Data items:
-=-=-

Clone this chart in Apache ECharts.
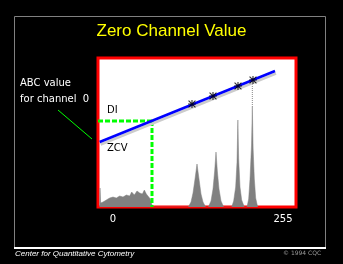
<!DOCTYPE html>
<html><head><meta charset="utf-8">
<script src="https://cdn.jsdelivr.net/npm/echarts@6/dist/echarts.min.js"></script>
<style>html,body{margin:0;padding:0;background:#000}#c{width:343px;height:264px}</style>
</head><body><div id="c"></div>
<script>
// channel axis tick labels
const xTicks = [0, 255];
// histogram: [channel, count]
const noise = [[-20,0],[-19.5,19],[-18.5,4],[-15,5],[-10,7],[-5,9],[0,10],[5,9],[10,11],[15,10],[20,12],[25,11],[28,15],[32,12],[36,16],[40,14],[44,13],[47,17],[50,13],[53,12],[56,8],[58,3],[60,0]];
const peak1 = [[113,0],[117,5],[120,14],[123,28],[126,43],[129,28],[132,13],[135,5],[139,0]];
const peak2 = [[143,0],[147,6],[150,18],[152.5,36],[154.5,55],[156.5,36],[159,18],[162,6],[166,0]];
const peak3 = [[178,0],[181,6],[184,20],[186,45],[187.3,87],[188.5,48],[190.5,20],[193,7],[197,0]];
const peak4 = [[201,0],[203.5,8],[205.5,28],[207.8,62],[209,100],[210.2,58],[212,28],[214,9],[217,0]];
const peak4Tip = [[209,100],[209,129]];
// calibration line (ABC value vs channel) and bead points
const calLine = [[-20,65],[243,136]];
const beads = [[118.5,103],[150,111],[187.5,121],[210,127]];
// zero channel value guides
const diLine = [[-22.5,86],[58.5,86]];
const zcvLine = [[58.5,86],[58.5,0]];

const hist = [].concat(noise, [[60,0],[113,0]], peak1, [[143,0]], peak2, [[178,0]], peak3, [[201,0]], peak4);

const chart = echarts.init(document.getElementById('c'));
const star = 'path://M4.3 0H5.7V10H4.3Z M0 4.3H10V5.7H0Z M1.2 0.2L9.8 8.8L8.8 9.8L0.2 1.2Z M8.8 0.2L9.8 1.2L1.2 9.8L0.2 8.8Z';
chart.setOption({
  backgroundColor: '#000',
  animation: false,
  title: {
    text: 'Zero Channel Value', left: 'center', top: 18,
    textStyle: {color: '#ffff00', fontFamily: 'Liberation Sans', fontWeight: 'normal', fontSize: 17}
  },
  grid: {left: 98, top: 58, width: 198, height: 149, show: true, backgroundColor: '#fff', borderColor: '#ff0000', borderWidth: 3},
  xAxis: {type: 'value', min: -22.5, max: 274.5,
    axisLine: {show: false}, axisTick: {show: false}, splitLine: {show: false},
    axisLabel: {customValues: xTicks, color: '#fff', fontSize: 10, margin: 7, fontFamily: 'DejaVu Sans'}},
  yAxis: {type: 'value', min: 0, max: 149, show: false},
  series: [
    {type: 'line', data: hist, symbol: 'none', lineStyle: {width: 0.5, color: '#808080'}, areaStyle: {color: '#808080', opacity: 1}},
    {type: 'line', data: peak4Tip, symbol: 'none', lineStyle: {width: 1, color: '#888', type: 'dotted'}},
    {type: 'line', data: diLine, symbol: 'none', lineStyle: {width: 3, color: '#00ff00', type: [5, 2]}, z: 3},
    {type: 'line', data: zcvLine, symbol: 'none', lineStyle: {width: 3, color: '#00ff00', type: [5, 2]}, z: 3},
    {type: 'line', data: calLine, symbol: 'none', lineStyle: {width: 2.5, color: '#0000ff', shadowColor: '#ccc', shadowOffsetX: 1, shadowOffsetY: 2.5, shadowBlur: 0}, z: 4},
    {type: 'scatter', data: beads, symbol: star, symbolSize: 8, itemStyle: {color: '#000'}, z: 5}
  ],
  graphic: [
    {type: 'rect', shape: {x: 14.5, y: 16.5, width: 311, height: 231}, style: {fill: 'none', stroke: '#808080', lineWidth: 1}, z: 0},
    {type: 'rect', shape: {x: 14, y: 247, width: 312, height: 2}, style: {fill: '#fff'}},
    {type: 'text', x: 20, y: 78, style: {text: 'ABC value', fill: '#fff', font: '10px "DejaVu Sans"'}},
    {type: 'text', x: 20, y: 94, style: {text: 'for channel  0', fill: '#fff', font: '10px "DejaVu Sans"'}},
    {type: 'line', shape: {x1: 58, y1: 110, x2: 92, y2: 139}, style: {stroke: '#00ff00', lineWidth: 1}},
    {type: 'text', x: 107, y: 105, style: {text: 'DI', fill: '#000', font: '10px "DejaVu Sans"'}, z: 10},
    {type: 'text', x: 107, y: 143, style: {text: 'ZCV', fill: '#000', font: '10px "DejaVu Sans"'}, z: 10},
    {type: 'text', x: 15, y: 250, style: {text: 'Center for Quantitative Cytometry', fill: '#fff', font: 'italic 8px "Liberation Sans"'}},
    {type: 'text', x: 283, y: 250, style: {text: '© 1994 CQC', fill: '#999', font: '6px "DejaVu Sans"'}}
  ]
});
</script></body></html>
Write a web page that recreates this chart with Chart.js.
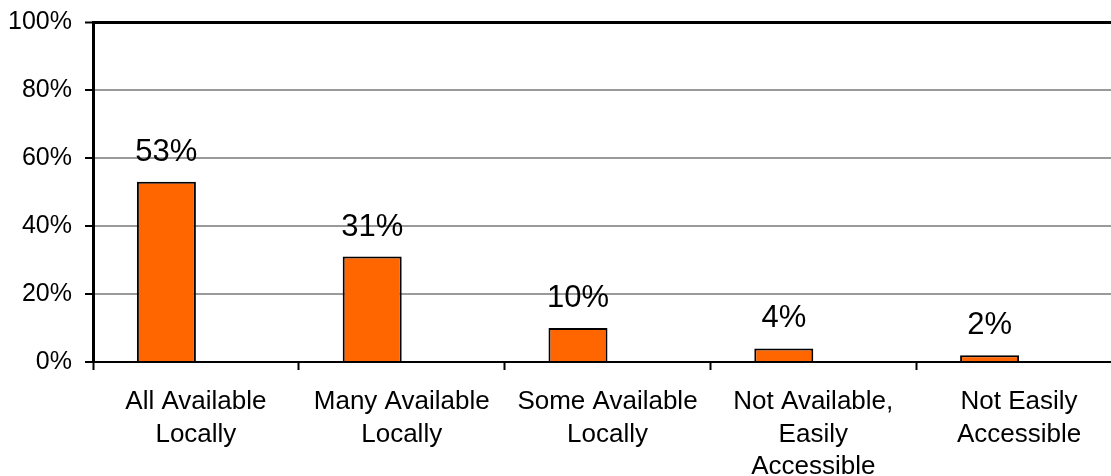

-=-=-

→ **DIRECTIONS**
Track down every line of the material containing the string "this", and copy it.

→ **OUTPUT BELOW**
Clone this chart in Apache ECharts.
Write a web page that recreates this chart with Chart.js.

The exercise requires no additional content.